Prime valutazioni sul voto siciliano
Non sono ancora stati scrutinati la totalità dei seggi. Ci limitiamo, dunque, ad analizzare il voto Siciliano, solo considerando i voti ricevuti dalle liste e dai candidati presidente. Rimandiamo di qualche ora un approfondimento che possa permetterci di fare un ragionamento più complessivo sulle regionali in Sicilia.
Durante ogni tornata elettorale i portavoce di tutti gli schieramenti, e i giornalai che per questi si schierano, hanno il compito di rappresentare e raccontare, nonostante tutto, lo stato di salute delle forze politiche per la quale sono chiamati ad intervenire. Artifici dialettici che riportano numeri, parallelismi con tornate elettorali di anni precedenti o con sondaggi locali e nazionali.
La verità però è, come al solito, molto lontana dal racconto asettico che questa gente continua a proporre. La verità è che non ci sono solo le segreterie di partito, che non ci sono solo gli elettori che votano questo o quello. La verità è che le elezioni regionali siciliane non possono essere riassunte dal solito teatrino del post che va in onda durante la maratona di Mentana.
Tra le tante cose dette ancora una volta l’elemento centrale di queste elezioni è l’astensionismo ma, probabilmente, quello che viene detto a riguardo si attiene ad un retorica che rientra perfettamente negli interessi di chi partecipa al gioco elettorale. E quindi tra gli altri, il voto come dovere e come unico strumento concesso e consentito per la partecipazione alla vita democratica del paese.

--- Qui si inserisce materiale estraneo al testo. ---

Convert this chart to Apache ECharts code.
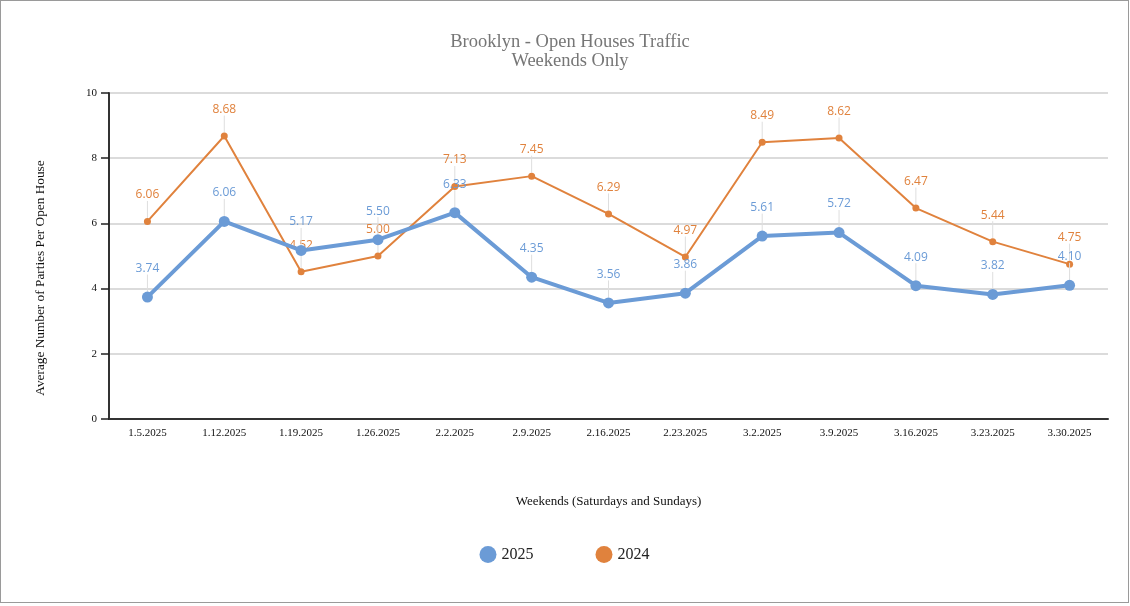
<!DOCTYPE html>
<html>
<head>
<meta charset="utf-8">
<script src="https://cdn.jsdelivr.net/npm/echarts@6/dist/echarts.min.js"></script>
<style>
html,body{margin:0;padding:0;background:#fff;}
#wrap{position:absolute;left:0;top:0;width:1127px;height:601px;border:1px solid #9a9a9a;}
#main{width:1127px;height:601px;}
</style>
</head>
<body>
<div id="wrap"><div id="main"></div></div>
<script>
const categories = ['1.5.2025','1.12.2025','1.19.2025','1.26.2025','2.2.2025','2.9.2025','2.16.2025','2.23.2025','3.2.2025','3.9.2025','3.16.2025','3.23.2025','3.30.2025'];
const values2025 = [3.74, 6.06, 5.17, 5.50, 6.33, 4.35, 3.56, 3.86, 5.61, 5.72, 4.09, 3.82, 4.10];
const values2024 = [6.06, 8.68, 4.52, 5.00, 7.13, 7.45, 6.29, 4.97, 8.49, 8.62, 6.47, 5.44, 4.75];
const yTicks = {min: 0, max: 10, interval: 2};

const serif = '"Liberation Serif", "DejaVu Serif", serif';
const sans = '"Open Sans", "Noto Sans", sans-serif';
const blue = '#6b9bd6';
const orange = '#e0823d';

const chart = echarts.init(document.getElementById('main'));
function lineSeries(name, data, color, width, sym) {
  return {
    name: name, type: 'line', data: data,
    symbol: 'circle', symbolSize: sym,
    lineStyle: {color: color, width: width},
    itemStyle: {color: color},
    label: {show: true, position: 'top', distance: 4, color: color,
      fontFamily: sans, fontSize: 12, formatter: p => p.value.toFixed(2)},
    labelLayout: {dy: -13},
    labelLine: {show: true, lineStyle: {color: '#dedede', width: 1}},
    emphasis: {disabled: true}, animation: false, z: width > 3 ? 3 : 2
  };
}
chart.setOption({
  animation: false,
  title: {text: 'Brooklyn - Open Houses Traffic\nWeekends Only', left: 564, textAlign: 'center', top: 27,
    textStyle: {fontFamily: serif, fontSize: 18.5, fontWeight: 'normal', color: '#767676', lineHeight: 18.5}},
  grid: {left: 108, right: 20, top: 92, bottom: 183},
  legend: {data: [{name: '2025', icon: 'circle'}, {name: '2024', icon: 'circle'}], bottom: 34, left: 'center',
    itemWidth: 17, itemHeight: 17, itemGap: 62,
    textStyle: {fontFamily: serif, fontSize: 16, color: '#222'}},
  xAxis: {type: 'category', data: categories, boundaryGap: true,
    name: 'Weekends (Saturdays and Sundays)', nameLocation: 'middle', nameGap: 76,
    nameTextStyle: {fontFamily: serif, fontSize: 13, color: '#111'},
    axisLine: {lineStyle: {color: '#333', width: 2}},
    axisTick: {show: false},
    axisLabel: {fontFamily: serif, fontSize: 11, color: '#111', margin: 9}},
  yAxis: {type: 'value', min: yTicks.min, max: yTicks.max, interval: yTicks.interval,
    name: 'Average Number of Parties Per Open House', nameLocation: 'middle', nameGap: 62,
    nameTextStyle: {fontFamily: serif, fontSize: 13.3, color: '#111', padding: [0, 44, 0, 0]},
    axisLine: {show: true, lineStyle: {color: '#333', width: 2}},
    axisTick: {show: true, length: 8, lineStyle: {color: '#222', width: 1.5}},
    axisLabel: {fontFamily: serif, fontSize: 11, color: '#111', margin: 12},
    splitLine: {lineStyle: {color: '#cfcfcf', width: 1.5}}},
  series: [
    lineSeries('2025', values2025, blue, 4, 11),
    lineSeries('2024', values2024, orange, 2, 7)
  ]
});
</script>
</body>
</html>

Anche a questo giro,però, l’astensionismo si attesta oltre il 52%. Su 4.661.111 aventi diritto solo meno della metà ha scelto di votare. Questo vuol dire un po di cose, una un po meno importante ci dice che il presidente della Regione Sicilia può essere eletto con soli 800.000 voti circa. L’altra è che il sistema della rappresentanza così fatto, pensato e organizzato ha sempre meno appeal. Cioè sempre meno sono quelli che credono sia uno strumento utile ad incidere nell’immediato, utile a modificare concretamente la realtà. Solo un’anno fa in occasione dell’appuntamento referendario che sancì le dimissioni di Renzi, l’affluenza registrata fu superiore del 10% rispetto a quella odierna per le elezioni regionali. Percentuali che salgono in maniera consistente tra i giovani e che ci dicono che in quel caso l’affluenza fu superiore perché il voto avrebbe avuto un riscontro immediato ed effettivo rispetto alla tenuta del Governo Renzi.
Pare, inoltre, che il voto sia diventato una necessità esclusiva di chi fa parte della rete di conoscenze e interessi di una casta e questi, proprio durante le elezioni vanno difesi e coltivati. Questo voto, infatti, è proprio un voto d’apparato su cui i candidati sanno di poter contare, voti che sembrano bastare alle forze politiche e che in Sicilia vedono cristallizzare nuovamente un centro-destra risorto e assolutamente in forma per affrontare le prossime politiche.
Questi voti d’apparato non sono i voti di chi vive i quartieri i popolari e neanche degli abitanti delle regioni più depressi dell’isola dove l’affluenza si è fermata al 39% e ad avere piu preferenze è stato Cancelleri.
Oltre questo al momento possiamo solo rilevare come questa tornata elettorale sia servita al PD e a Forza Italia da prova generale per le mosse strategiche da mettere in campo alle prossime elezioni politiche per riuscire a frenare l’avanzata del M5S. Il Partito Democratico, infatti, pur di non far vincere i cinque stelle ha preferito far vincere il candidato presidente del centro destra. I risultati dovuti al voto disgiunto per le liste che sostenevano Micari ne danno un segnale.
Infine sembra obbligato un accordo tra il centro-destra e il PD dovuto ad una divisione dei seggi con non garantisce la maggioranza a nessuno. Rimandiamo ancora una volta alle ore successive alla chiusura degli scrutini un approfondimenti che ci permetta di fare un’analisi legata a divisioni geografiche, anagrafiche e sociali in riferimento al voto.